#### EXERCISE PROMPT:
Reproduce nothing but the lines from the start of the material through the line that includes "ax.set_axisbelow(True)", both ends included, and omit every picture.

#### RECORDS FOR THIS EXERCISE:
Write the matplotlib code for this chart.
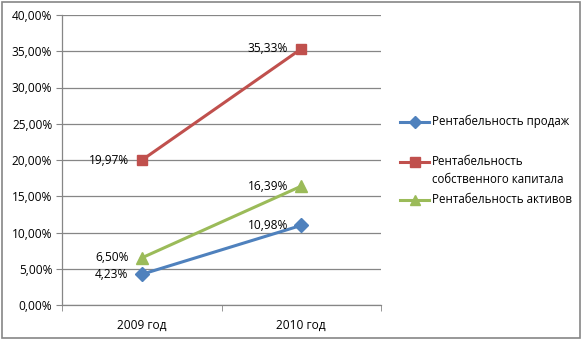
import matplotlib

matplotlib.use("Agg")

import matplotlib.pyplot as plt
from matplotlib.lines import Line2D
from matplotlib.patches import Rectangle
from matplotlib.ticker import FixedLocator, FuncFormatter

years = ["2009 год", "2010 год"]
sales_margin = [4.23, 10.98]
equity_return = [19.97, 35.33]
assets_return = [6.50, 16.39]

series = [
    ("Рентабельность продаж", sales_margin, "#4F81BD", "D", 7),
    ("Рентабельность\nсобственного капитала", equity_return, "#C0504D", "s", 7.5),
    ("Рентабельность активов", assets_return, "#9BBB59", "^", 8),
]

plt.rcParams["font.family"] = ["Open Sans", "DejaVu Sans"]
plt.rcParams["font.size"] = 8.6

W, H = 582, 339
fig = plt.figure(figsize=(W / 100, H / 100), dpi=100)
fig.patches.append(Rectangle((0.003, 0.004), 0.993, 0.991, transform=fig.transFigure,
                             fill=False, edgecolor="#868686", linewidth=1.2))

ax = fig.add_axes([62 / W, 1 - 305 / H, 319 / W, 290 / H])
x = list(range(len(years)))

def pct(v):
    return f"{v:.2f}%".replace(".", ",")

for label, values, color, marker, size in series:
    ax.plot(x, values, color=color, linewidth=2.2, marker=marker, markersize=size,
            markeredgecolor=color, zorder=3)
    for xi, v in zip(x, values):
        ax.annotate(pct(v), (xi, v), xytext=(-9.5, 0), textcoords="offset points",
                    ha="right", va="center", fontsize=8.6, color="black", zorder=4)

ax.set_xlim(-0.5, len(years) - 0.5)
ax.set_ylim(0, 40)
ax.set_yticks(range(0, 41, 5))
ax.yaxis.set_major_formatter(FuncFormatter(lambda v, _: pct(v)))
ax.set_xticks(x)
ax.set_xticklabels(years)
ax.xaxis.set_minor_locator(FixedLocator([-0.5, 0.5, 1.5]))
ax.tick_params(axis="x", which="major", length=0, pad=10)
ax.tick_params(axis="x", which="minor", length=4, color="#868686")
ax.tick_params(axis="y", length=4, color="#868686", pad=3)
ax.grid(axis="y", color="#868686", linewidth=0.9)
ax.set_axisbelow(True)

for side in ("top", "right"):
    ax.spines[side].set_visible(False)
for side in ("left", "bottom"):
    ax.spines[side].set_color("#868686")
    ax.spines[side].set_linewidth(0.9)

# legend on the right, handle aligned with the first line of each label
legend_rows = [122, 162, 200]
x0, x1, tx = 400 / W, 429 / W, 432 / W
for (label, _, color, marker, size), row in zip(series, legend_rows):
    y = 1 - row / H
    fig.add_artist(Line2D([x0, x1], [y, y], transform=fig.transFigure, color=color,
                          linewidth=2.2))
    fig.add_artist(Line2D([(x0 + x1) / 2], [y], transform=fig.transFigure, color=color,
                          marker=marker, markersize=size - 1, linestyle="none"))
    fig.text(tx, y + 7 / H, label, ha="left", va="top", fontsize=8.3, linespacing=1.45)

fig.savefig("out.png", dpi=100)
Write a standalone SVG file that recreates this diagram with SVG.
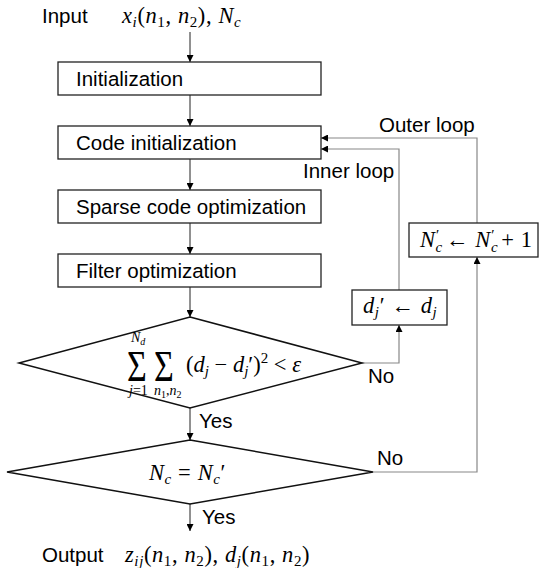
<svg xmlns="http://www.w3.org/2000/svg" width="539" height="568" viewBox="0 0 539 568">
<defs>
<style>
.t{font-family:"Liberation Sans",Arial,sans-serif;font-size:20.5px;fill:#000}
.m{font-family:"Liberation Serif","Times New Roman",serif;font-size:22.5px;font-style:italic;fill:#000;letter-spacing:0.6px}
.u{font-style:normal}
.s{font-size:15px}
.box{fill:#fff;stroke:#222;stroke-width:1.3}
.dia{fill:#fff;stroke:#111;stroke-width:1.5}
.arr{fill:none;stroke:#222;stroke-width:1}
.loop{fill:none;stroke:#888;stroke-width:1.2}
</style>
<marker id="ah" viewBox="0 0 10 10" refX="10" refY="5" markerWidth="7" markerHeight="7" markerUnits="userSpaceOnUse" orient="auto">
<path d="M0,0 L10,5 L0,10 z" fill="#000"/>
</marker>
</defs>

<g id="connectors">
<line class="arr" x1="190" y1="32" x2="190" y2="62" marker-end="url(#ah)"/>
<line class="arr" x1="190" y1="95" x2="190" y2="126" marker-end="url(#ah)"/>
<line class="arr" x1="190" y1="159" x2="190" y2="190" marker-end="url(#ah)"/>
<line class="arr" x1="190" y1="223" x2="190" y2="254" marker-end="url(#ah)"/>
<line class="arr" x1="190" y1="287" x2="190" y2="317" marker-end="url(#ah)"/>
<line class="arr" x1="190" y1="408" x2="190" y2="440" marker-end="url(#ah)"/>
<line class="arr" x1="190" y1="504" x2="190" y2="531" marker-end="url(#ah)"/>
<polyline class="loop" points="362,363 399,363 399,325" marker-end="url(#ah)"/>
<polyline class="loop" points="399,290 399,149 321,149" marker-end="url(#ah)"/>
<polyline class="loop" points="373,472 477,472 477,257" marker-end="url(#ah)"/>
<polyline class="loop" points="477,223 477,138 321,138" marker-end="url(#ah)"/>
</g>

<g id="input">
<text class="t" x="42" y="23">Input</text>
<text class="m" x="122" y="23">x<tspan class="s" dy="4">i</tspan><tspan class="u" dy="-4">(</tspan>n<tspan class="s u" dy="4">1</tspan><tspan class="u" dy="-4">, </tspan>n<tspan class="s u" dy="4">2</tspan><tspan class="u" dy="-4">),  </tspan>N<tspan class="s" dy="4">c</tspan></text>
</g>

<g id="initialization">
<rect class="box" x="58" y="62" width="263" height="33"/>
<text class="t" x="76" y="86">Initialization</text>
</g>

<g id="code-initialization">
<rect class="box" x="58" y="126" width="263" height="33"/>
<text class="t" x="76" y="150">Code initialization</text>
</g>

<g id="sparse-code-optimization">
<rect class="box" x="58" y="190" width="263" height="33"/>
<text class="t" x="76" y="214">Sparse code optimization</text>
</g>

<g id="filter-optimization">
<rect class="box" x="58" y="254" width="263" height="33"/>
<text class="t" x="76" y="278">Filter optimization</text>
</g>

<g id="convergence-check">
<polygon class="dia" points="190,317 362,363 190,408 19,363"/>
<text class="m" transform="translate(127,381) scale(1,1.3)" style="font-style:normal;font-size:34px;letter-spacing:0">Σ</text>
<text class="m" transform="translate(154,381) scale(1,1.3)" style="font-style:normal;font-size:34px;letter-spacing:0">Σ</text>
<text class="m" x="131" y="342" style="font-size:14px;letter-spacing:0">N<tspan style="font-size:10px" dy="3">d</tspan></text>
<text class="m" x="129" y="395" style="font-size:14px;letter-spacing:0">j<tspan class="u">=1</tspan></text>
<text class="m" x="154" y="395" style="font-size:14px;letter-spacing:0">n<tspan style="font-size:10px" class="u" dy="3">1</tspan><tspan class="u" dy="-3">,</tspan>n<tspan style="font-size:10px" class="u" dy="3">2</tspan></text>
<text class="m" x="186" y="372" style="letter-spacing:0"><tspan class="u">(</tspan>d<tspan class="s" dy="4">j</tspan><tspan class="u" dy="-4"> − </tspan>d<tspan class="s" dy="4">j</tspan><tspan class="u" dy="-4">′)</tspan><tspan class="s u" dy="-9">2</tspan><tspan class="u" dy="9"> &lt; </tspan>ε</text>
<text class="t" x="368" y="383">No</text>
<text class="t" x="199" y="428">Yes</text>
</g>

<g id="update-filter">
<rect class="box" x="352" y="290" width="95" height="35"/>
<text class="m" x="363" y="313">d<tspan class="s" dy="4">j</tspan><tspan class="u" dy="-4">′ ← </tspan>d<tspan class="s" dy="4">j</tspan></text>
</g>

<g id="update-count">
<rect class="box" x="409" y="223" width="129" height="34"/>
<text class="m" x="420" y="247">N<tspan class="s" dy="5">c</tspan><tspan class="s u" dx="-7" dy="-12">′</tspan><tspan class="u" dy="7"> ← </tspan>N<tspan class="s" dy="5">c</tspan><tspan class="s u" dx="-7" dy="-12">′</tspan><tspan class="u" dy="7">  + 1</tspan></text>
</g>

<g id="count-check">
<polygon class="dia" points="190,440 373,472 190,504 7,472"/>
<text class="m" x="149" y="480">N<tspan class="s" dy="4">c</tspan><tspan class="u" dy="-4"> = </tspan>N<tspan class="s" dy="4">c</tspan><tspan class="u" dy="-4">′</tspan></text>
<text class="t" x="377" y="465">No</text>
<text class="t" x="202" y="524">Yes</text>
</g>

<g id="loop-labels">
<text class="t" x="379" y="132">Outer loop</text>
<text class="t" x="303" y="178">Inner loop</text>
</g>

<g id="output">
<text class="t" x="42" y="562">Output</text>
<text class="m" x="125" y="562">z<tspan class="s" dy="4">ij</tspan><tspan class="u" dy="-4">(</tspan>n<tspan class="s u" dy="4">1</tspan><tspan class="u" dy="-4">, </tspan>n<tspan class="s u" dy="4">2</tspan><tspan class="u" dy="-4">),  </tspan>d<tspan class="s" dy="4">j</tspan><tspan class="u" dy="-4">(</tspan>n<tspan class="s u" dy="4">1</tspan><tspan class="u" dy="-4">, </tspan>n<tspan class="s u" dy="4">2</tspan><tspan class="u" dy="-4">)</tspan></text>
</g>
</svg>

#### REPLY TO THE TASK:
Write the matplotlib code for this chart.
import matplotlib

matplotlib.use("Agg")

import matplotlib.pyplot as plt
from matplotlib.lines import Line2D
from matplotlib.patches import Rectangle
from matplotlib.ticker import FixedLocator, FuncFormatter

years = ["2009 год", "2010 год"]
sales_margin = [4.23, 10.98]
equity_return = [19.97, 35.33]
assets_return = [6.50, 16.39]

series = [
    ("Рентабельность продаж", sales_margin, "#4F81BD", "D", 7),
    ("Рентабельность\nсобственного капитала", equity_return, "#C0504D", "s", 7.5),
    ("Рентабельность активов", assets_return, "#9BBB59", "^", 8),
]

plt.rcParams["font.family"] = ["Open Sans", "DejaVu Sans"]
plt.rcParams["font.size"] = 8.6

W, H = 582, 339
fig = plt.figure(figsize=(W / 100, H / 100), dpi=100)
fig.patches.append(Rectangle((0.003, 0.004), 0.993, 0.991, transform=fig.transFigure,
                             fill=False, edgecolor="#868686", linewidth=1.2))

ax = fig.add_axes([62 / W, 1 - 305 / H, 319 / W, 290 / H])
x = list(range(len(years)))

def pct(v):
    return f"{v:.2f}%".replace(".", ",")

for label, values, color, marker, size in series:
    ax.plot(x, values, color=color, linewidth=2.2, marker=marker, markersize=size,
            markeredgecolor=color, zorder=3)
    for xi, v in zip(x, values):
        ax.annotate(pct(v), (xi, v), xytext=(-9.5, 0), textcoords="offset points",
                    ha="right", va="center", fontsize=8.6, color="black", zorder=4)

ax.set_xlim(-0.5, len(years) - 0.5)
ax.set_ylim(0, 40)
ax.set_yticks(range(0, 41, 5))
ax.yaxis.set_major_formatter(FuncFormatter(lambda v, _: pct(v)))
ax.set_xticks(x)
ax.set_xticklabels(years)
ax.xaxis.set_minor_locator(FixedLocator([-0.5, 0.5, 1.5]))
ax.tick_params(axis="x", which="major", length=0, pad=10)
ax.tick_params(axis="x", which="minor", length=4, color="#868686")
ax.tick_params(axis="y", length=4, color="#868686", pad=3)
ax.grid(axis="y", color="#868686", linewidth=0.9)
ax.set_axisbelow(True)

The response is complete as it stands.